━━━ Supplied material
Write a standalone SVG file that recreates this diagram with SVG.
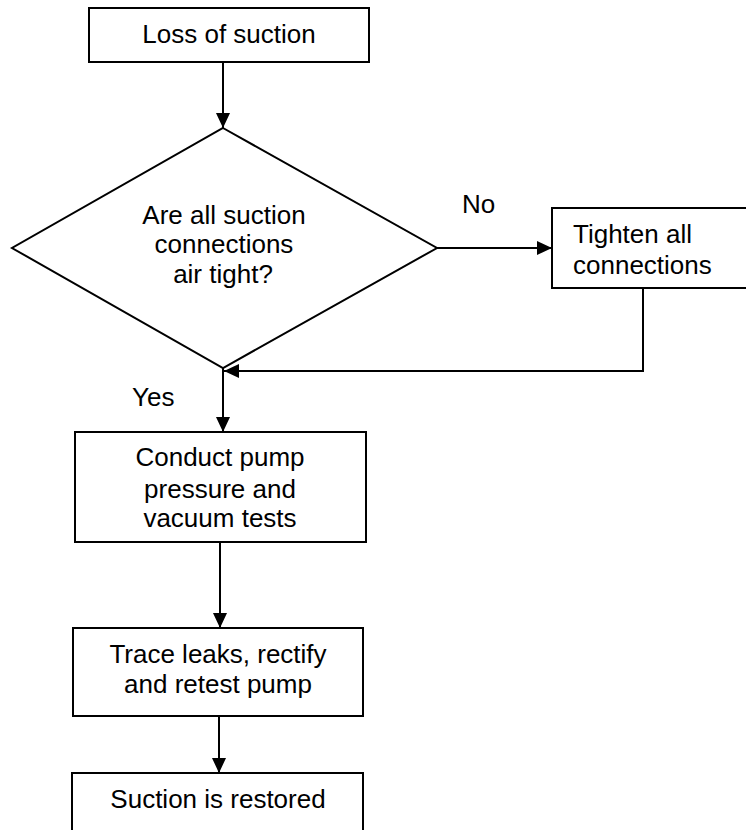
━━━━━━
━━━ Supplied material
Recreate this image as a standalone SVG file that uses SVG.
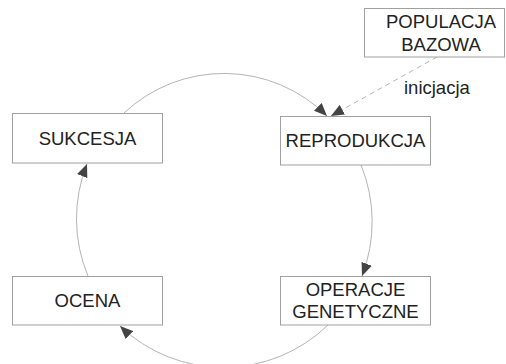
━━━━━━
━━━ Supplied material
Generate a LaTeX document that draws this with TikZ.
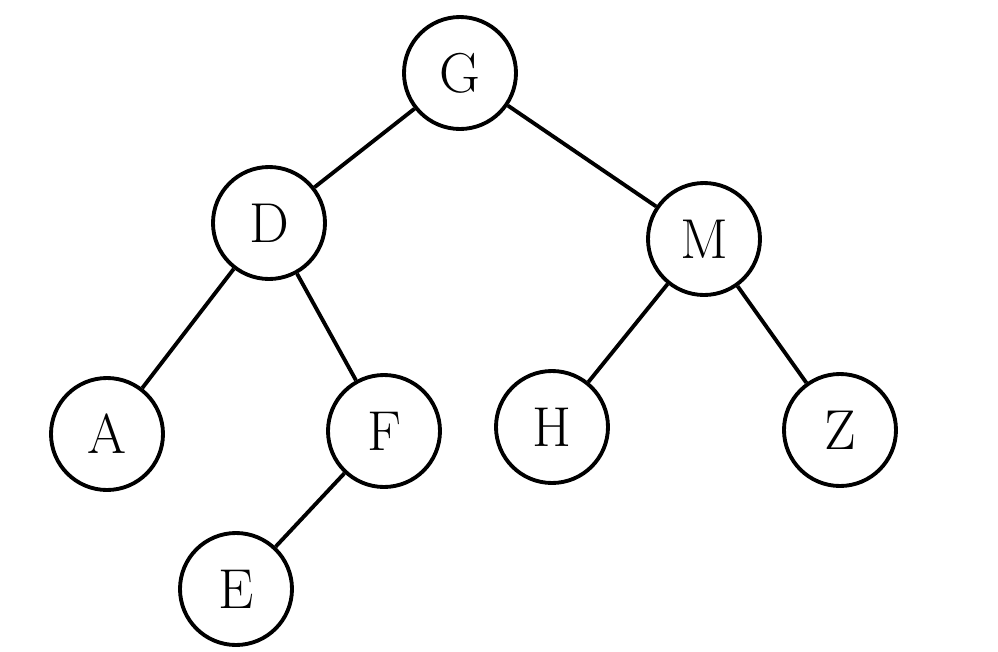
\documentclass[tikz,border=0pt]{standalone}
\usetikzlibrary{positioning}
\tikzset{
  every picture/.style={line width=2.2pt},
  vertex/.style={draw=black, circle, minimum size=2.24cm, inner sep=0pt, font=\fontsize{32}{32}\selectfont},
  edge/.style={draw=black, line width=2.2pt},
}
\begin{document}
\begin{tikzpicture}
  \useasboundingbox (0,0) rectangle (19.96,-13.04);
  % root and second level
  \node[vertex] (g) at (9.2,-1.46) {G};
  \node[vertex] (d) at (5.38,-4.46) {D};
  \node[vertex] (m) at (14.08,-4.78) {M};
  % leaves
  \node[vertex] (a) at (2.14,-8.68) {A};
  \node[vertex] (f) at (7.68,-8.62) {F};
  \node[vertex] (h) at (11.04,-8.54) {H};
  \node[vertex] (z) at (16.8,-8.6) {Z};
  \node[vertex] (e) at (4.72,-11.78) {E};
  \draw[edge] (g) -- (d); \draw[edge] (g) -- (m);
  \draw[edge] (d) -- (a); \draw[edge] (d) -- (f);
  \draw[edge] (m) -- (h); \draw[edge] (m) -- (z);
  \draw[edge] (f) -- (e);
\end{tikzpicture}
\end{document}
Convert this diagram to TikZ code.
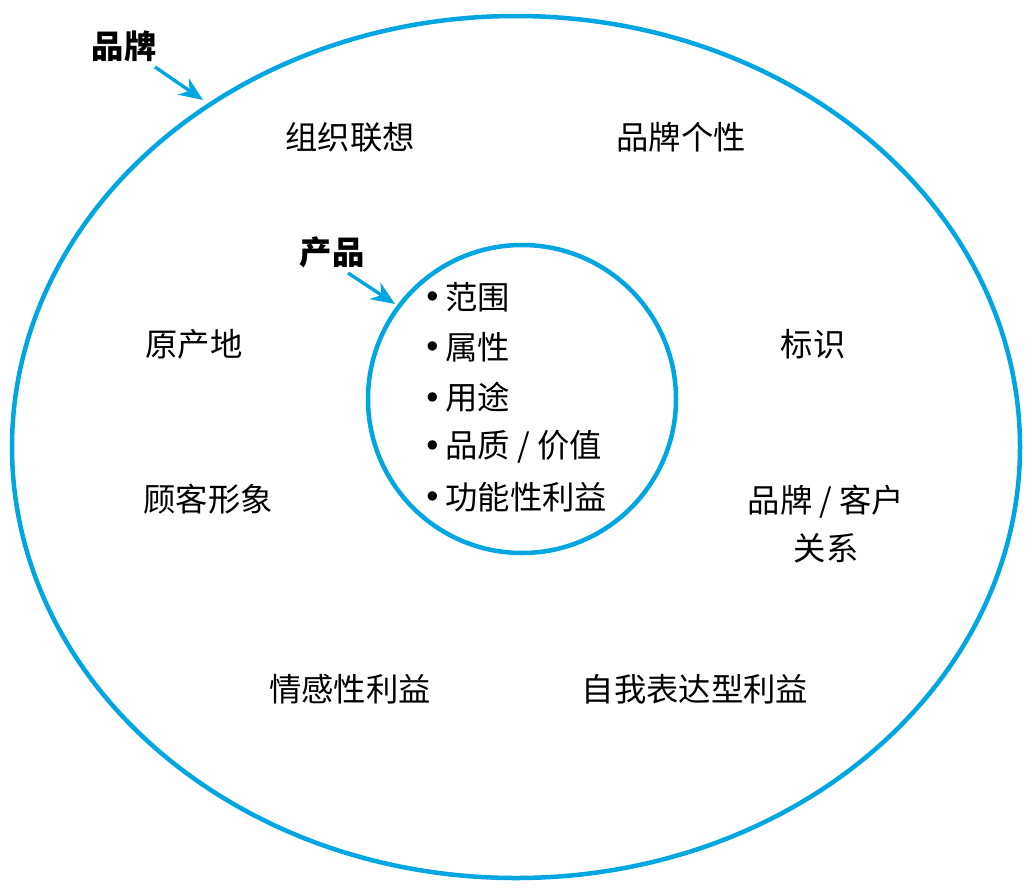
━━━━━━
*The task*. Among the lines of the material, find those that hold the word "standalone" and copy them.

*Answer in full*.
Write a standalone SVG file that recreates this diagram with SVG.
Recreate this image as a standalone SVG file that uses SVG.
\documentclass[tikz,border=0pt]{standalone}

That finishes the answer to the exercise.